I’ve envied Rob McElhenney from the moment I met him, when he and a couple of other struggling comedians parlayed a $200 demo tape into a six-episode afterthought order for an FX sitcom that was originally destined to be the filler for a more anticipated series about a weight loss group. 17 years later, no one except myself and perhaps John Landgraf’s team remember STARVED, but McElhenney’s IT’S ALWAYS SUNNY IN PHILADELPHIA has become the longest-running live-action comedy in television history. He’s become a multimillionaire, and he’s married to co-star Kaitlin Olsen, one of the most beautiful women ever to come out of Oregon. What I’d give for a day in his world.

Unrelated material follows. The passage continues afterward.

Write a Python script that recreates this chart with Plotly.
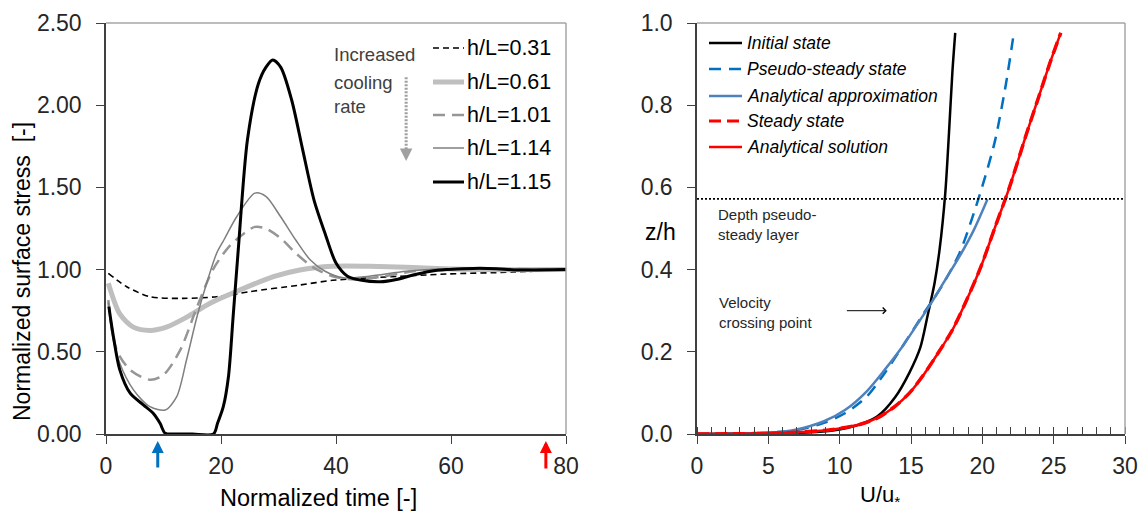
import plotly.graph_objects as go

# ---------------- Left panel data ----------------
t_031 = [0.4, 3.6, 7.65, 13.4, 19.25, 25, 33.7, 39.4, 47.7, 59.2, 70.9, 80]
s_031 = [0.977, 0.896, 0.835, 0.825, 0.835, 0.866, 0.906, 0.935, 0.953, 0.973, 0.985, 1.0]

t_061 = [0.4, 2.4, 4.75, 7.65, 10.5, 14, 18.1, 23.3, 29.1, 33.7, 39.4, 45.8, 52.2, 58.7, 65, 80]
s_061 = [0.917, 0.73, 0.65, 0.63, 0.65, 0.71, 0.795, 0.876, 0.957, 0.998, 1.02, 1.02, 1.015, 1.005, 1.0, 1.0]

t_101 = [0.4, 1.86, 4.2, 7.65, 10.0, 12.9, 15.8, 18.6, 21.4, 24, 25.9, 27.8, 30.4, 33, 36.2, 39.4, 43.2, 48.4, 53.5, 58.7, 65, 80]
s_101 = [0.815, 0.51, 0.39, 0.33, 0.36, 0.51, 0.77, 1.0, 1.14, 1.22, 1.26, 1.25, 1.19, 1.10, 1.01, 0.96, 0.94, 0.96, 0.99, 1.0, 1.005, 1.0]

t_114 = [0.4, 1.0, 2.4, 4.75, 7.65, 10.3, 12.3, 14.0, 15.8, 17.5, 19.25, 20.5, 22.7, 25.9, 27.8, 30.4, 33, 35.5, 38.1, 41.3, 45.8, 52.2, 58.7, 65, 80]
s_114 = [0.80, 0.62, 0.43, 0.27, 0.166, 0.146, 0.227, 0.45, 0.71, 0.917, 1.10, 1.18, 1.32, 1.465, 1.445, 1.32, 1.18, 1.06, 0.99, 0.95, 0.96, 0.99, 1.005, 1.005, 1.0]

t_115 = [0.5, 1.3, 2.4, 4.2, 6.5, 8.2, 9.4, 10.3, 12, 15, 18.7, 19.4, 20.4, 21.3, 22.1, 23.0, 24.6, 26.5, 27.8, 29.0, 30.4, 32.3, 34.2, 36.2, 38.1, 40.0, 42, 44.5, 47.7, 50.5, 53.4, 56.5, 59.2, 62, 65, 68, 70.9, 75, 80]
s_115 = [0.775, 0.59, 0.39, 0.248, 0.177, 0.126, 0.065, 0.004, 0, 0, 0, 0.065, 0.166, 0.35, 0.71, 1.12, 1.79, 2.13, 2.23, 2.275, 2.23, 2.03, 1.73, 1.42, 1.22, 1.04, 0.96, 0.935, 0.926, 0.94, 0.967, 0.99, 1.0, 1.005, 1.008, 1.005, 0.998, 0.998, 1.0]

left_labels = ["h/L=0.31", "h/L=0.61", "h/L=1.01", "h/L=1.14", "h/L=1.15"]

# ---------------- Right panel data ----------------
u_init = [0, 4, 6.9, 9.4, 11.4, 12.65, 13.9, 14.9, 15.65, 16.15, 16.65, 17.0, 17.4, 17.66, 17.9, 18.1]
z_init = [0, 0.001, 0.0025, 0.008, 0.023, 0.043, 0.09, 0.15, 0.21, 0.286, 0.367, 0.448, 0.585, 0.731, 0.88, 0.976]

u_pseudo = [0, 4.4, 6.9, 8.9, 10.4, 11.9, 13.15, 14.4, 15.9, 17.15, 18.4, 19.4, 20.2, 20.9, 21.66, 22.2]
z_pseudo = [0, 0.0025, 0.009, 0.027, 0.051, 0.091, 0.148, 0.213, 0.294, 0.359, 0.44, 0.537, 0.626, 0.715, 0.853, 0.974]

u_approx = [0, 5, 6.9, 8.9, 10.4, 11.9, 13.15, 14.4, 15.65, 16.4, 17.4, 18.4, 19.4, 20.36]
z_approx = [0, 0.003, 0.0105, 0.031, 0.059, 0.104, 0.156, 0.213, 0.278, 0.318, 0.375, 0.432, 0.496, 0.571]

u_steady = [0, 4, 6.9, 9.4, 11.4, 12.65, 13.9, 14.9, 15.9, 16.9, 17.9, 18.9, 19.9, 20.9, 21.9, 23.1, 23.95, 24.8, 25.5]
z_steady = [0, 0.001, 0.004, 0.0105, 0.023, 0.039, 0.068, 0.100, 0.145, 0.197, 0.253, 0.326, 0.407, 0.504, 0.60, 0.731, 0.82, 0.909, 0.976]

u_anal = u_steady
z_anal = z_steady

right_labels = ["Initial state", "Pseudo-steady state", "Analytical approximation", "Steady state", "Analytical solution"]
depth_layer = 0.572

W, H = 1141, 515
def px(x):
    return x / W
def py(y):
    return (H - y) / H

fig = go.Figure()

left_styles = [
    (t_031, s_031, dict(color="#000000", width=1.6, dash="6px,4px")),
    (t_061, s_061, dict(color="#BFBFBF", width=5)),
    (t_101, s_101, dict(color="#969696", width=2.5, dash="12px,7px")),
    (t_114, s_114, dict(color="#7F7F7F", width=1.5)),
    (t_115, s_115, dict(color="#000000", width=3)),
]
for (tx, sy, ln), name in zip(left_styles, left_labels):
    ln = dict(ln, shape="spline", smoothing=0.8)
    fig.add_trace(go.Scatter(x=tx, y=sy, mode="lines", line=ln, name=name,
                             showlegend=False, xaxis="x", yaxis="y"))

right_styles = [
    (u_init, z_init, dict(color="#000000", width=2.5)),
    (u_pseudo, z_pseudo, dict(color="#0070C0", width=2.5, dash="12px,8px")),
    (u_approx, z_approx, dict(color="#4F81BD", width=2.5)),
    (u_steady, z_steady, dict(color="#FF0000", width=3.5, dash="12px,6px")),
    (u_anal, z_anal, dict(color="#FF0000", width=2.5)),
]
for (ux, zy, ln), name in zip(right_styles, right_labels):
    ln = dict(ln, shape="spline", smoothing=0.8)
    fig.add_trace(go.Scatter(x=ux, y=zy, mode="lines", line=ln, name=name,
                             showlegend=False, xaxis="x2", yaxis="y2"))

# dotted depth line
fig.add_trace(go.Scatter(x=[0, 30], y=[depth_layer, depth_layer], mode="lines",
                         line=dict(color="#000000", width=1.8, dash="2px,2px"),
                         showlegend=False, xaxis="x2", yaxis="y2"))

axis_common = dict(showgrid=False, zeroline=False, showline=True, linecolor="#404040",
                   linewidth=1.5, ticks="outside", ticklen=8, tickcolor="#404040",
                   tickwidth=1.2, tickfont=dict(size=23, color="#262626"), automargin=False)

fig.update_layout(
    width=W, height=H, margin=dict(l=0, r=0, t=0, b=0),
    paper_bgcolor="white", plot_bgcolor="white",
    font=dict(family="Liberation Sans, Arial, sans-serif", color="#262626"),
    xaxis=dict(axis_common, domain=[px(106), px(566)], range=[0, 80], dtick=20,
               anchor="y", ticklabelstandoff=3),
    yaxis=dict(axis_common, domain=[py(434), py(23)], range=[0, 2.5], dtick=0.5,
               tickformat=".2f", anchor="x", ticklabelstandoff=10),
    xaxis2=dict(axis_common, domain=[px(697), px(1125)], range=[0, 30], dtick=5,
                anchor="y2", ticklabelstandoff=3,
                minor=dict(dtick=1, ticks="inside", ticklen=7, tickcolor="#404040", tickwidth=1.2)),
    yaxis2=dict(axis_common, domain=[py(434), py(23)], range=[0, 1.0], dtick=0.2,
                tickformat=".1f", anchor="x2", ticklabelstandoff=10),
)

shapes = []
# top & right light border for each plot
for xr, yr in (("x domain", "y domain"), ("x2 domain", "y2 domain")):
    shapes.append(dict(type="line", xref=xr, yref=yr, x0=0, x1=1, y0=1, y1=1,
                       line=dict(color="#A6A6A6", width=1.5)))
    shapes.append(dict(type="line", xref=xr, yref=yr, x0=1, x1=1, y0=0, y1=1,
                       line=dict(color="#A6A6A6", width=1.5)))

# left legend samples
left_rows = [48, 82, 115, 148, 182]
for (tx, sy, ln), yrow in zip(left_styles, left_rows):
    shapes.append(dict(type="line", xref="paper", yref="paper", x0=px(433), x1=px(464),
                       y0=py(yrow), y1=py(yrow), line=ln))
# right legend samples
right_rows = [43, 69, 96, 121, 147]
for (ux, zy, ln), yrow in zip(right_styles, right_rows):
    l2 = dict(ln)
    l2["width"] = min(l2["width"], 3)
    shapes.append(dict(type="line", xref="paper", yref="paper", x0=px(709), x1=px(742),
                       y0=py(yrow), y1=py(yrow), line=l2))

# dotted "increased cooling rate" arrow shaft
shapes.append(dict(type="line", xref="x", yref="y", x0=52.2, x1=52.2, y0=2.17, y1=1.72,
                   line=dict(color="#A0A0A0", width=3, dash="2px,1.5px")))
fig.update_layout(shapes=shapes)

ann = []
for lab, yrow in zip(left_labels, left_rows):
    ann.append(dict(text=lab, x=px(465), y=py(yrow), xref="paper", yref="paper",
                    xanchor="left", yanchor="middle", showarrow=False,
                    font=dict(size=21.5, color="#000000")))
for lab, yrow in zip(right_labels, right_rows):
    ann.append(dict(text="<i>" + lab + "</i>", x=px(745), y=py(yrow), xref="paper", yref="paper",
                    xanchor="left", yanchor="middle", showarrow=False,
                    font=dict(size=17.5, color="#000000")))
for lab, yrow in zip(["Increased", "cooling", "rate"], [55, 82, 107]):
    ann.append(dict(text=lab, x=px(332), y=py(yrow), xref="paper", yref="paper",
                    xanchor="left", yanchor="middle", showarrow=False,
                    font=dict(size=18.5, color="#404040")))
# gray arrowhead
ann.append(dict(text="", x=52.2, y=1.66, xref="x", yref="y", ax=52.2, ay=1.74,
                axref="x", ayref="y", showarrow=True, arrowhead=2, arrowsize=1,
                arrowwidth=2.5, arrowcolor="#A0A0A0"))
# axis titles
ann.append(dict(text="Normalized surface stress  [-]", x=px(22), y=py(272), xref="paper",
                yref="paper", textangle=-90, showarrow=False, font=dict(size=23, color="#000000"),
                xanchor="center", yanchor="middle"))
ann.append(dict(text="Normalized time [-]", x=px(318), y=py(498), xref="paper", yref="paper",
                showarrow=False, font=dict(size=23.5, color="#000000"), xanchor="center", yanchor="middle"))
ann.append(dict(text="z/h", x=px(660), y=py(232), xref="paper", yref="paper",
                showarrow=False, font=dict(size=23, color="#000000"), xanchor="center", yanchor="middle"))
ann.append(dict(text="U/u<sub>*</sub>", x=px(880), y=py(496), xref="paper", yref="paper",
                showarrow=False, font=dict(size=22, color="#000000"), xanchor="center", yanchor="middle"))
# right panel notes
ann.append(dict(text="Depth pseudo-<br>steady layer", x=px(716), y=py(224), xref="paper", yref="paper",
                xanchor="left", yanchor="middle", align="left", showarrow=False,
                font=dict(size=15, color="#262626")))
ann.append(dict(text="Velocity<br>crossing point", x=px(717), y=py(312), xref="paper", yref="paper",
                xanchor="left", yanchor="middle", align="left", showarrow=False,
                font=dict(size=15, color="#262626")))
ann.append(dict(text="", x=13.3, y=0.30, xref="x2", yref="y2", ax=10.4, ay=0.30,
                axref="x2", ayref="y2", showarrow=True, arrowhead=4, arrowsize=1.2,
                arrowwidth=1, arrowcolor="#000000"))
# blue and red arrows below time axis
ann.append(dict(text="", x=9.0, y=py(441), xref="x", yref="paper", ax=0, ay=28,
                showarrow=True, arrowhead=2, arrowsize=0.8, arrowwidth=3, arrowcolor="#0070C0"))
ann.append(dict(text="", x=76.5, y=py(441), xref="x", yref="paper", ax=0, ay=29,
                showarrow=True, arrowhead=2, arrowsize=0.8, arrowwidth=3, arrowcolor="#FF0000"))
fig.update_layout(annotations=ann)

fig.write_html("out.html")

Aside from who he shares his life with these days, what I’ve admired most about McElhenney is his hard-scrapple perseverence and integrity, and both are on display in his newest series, WELCOME TO WREXHAM, FX’s latest entry in what has arguably been one of their strongest summers of originals yet. The docu-drama details how McElhenney and DEADPOOL star Ryan Reynolds spent about $2.6M to buy a downtrodden Welsh soccer team, Wrexham AFC. (FYI, Wrexham is approxmimately 50 KM east of the signpost in this entry’s title, otherwise known as the longest name for a train station in the world; don’t even try and pronounce it).
As for Wrexham, well, they’re a fascinating story unto themselves. As documented in the Chicago Sun-Times:
McElhenney grew up in Philadelphia as an Eagles fan and only started getting interested in non-American football around 2019, when the British comedian and writer Humphrey Ker (who has worked with McElhenney on “Sunny” and “Mythic Quest”) would watch matches during breaks. McElhenney got hooked on the sport and this led to him pursuing the idea of purchasing a football club — if he could find just the right team and circumstances.
He discovered such a club in Wrexham, a Welsh football team in a working-class town that had fallen on tough times and for the last 14 years had been relegated to the National League, the fifth and absolute bottom rung of professional football. But even a lowly club such as Wrexham would require an investment in the millions — so McElhenney reached out to Ryan Reynolds, a social media buddy he had never even met in person.
“As I gathered more and more information,” says McElhenney, “I realized how expensive it was going to be. I have TV money, but … I needed movie star money. More than that, I needed superhero movie star money. … I would need alcohol baron money and mobile phone services money and what other companies does this bitch have? Cybersecurity money.”
Reynolds agreed to partner up with McElhenney, and their offer was accepted by the 2,000-strong members of the Wrexham Supporters Trust, who seemed equal parts baffled, skeptical and yet thrilled about their new celebrity owners, who made it clear they were going to do everything in their power to improve the fortunes of the club.
The series alternates between scenes of Reynolds and McElhenney in Los Angeles, on studio lots or in trailers or in McElhenney’s spacious and sun-filled home, and segments in the drab and gray Wrexham, where we begin to understand just how much the football club means to the entire town. We meet the likes of Wayne Jones, who owns the Turf Pub in the shadow of the stadium; Paul Rutherford, a midfielder who is 33 years old and is married with children and barely makes enough to support his family, and Kerry Evans, who was a full-time volunteer as the Disability Liaison Officer for Wrexham AFC and is in a wheelchair, and is overwhelmed and admittedly scared but also excited when she’s offered the opportunity to basically perform the same duties — but for a salaried position.
The parallels to Apple TV+’s heartwarming hit TED LASSO are instinctual, and there’s no question there are similar emotional touchpoints. The parallels between Wrexham and, say, the early Green Bay Packers, once one of many struggling franchises in blue-collar Midwest towns much like those in today’s Wales, are plentiful. But while LASSO is fully scripted, this is 100 per cent real, and it’s a story that’s still evolving. The new season has started, they’re still struggling in the lowest rung of professional British football, and the Premier League is at the moment pure fantasy.
But if McElhenney’s golden touch with sitcoms and life partners can be any inspiration, it may very well be that Wrexham might become the next Leicester City, a smaller town that miraculously won the top league title in the UK in 2016 and the FA cup last year.
Which will undoubtedly lead to many more reasons to visit Wales that simply taking a selfie in front of the Llanfairpwllgwyngyllgogerychwyrndrobwllllantysiliogogogoch train station.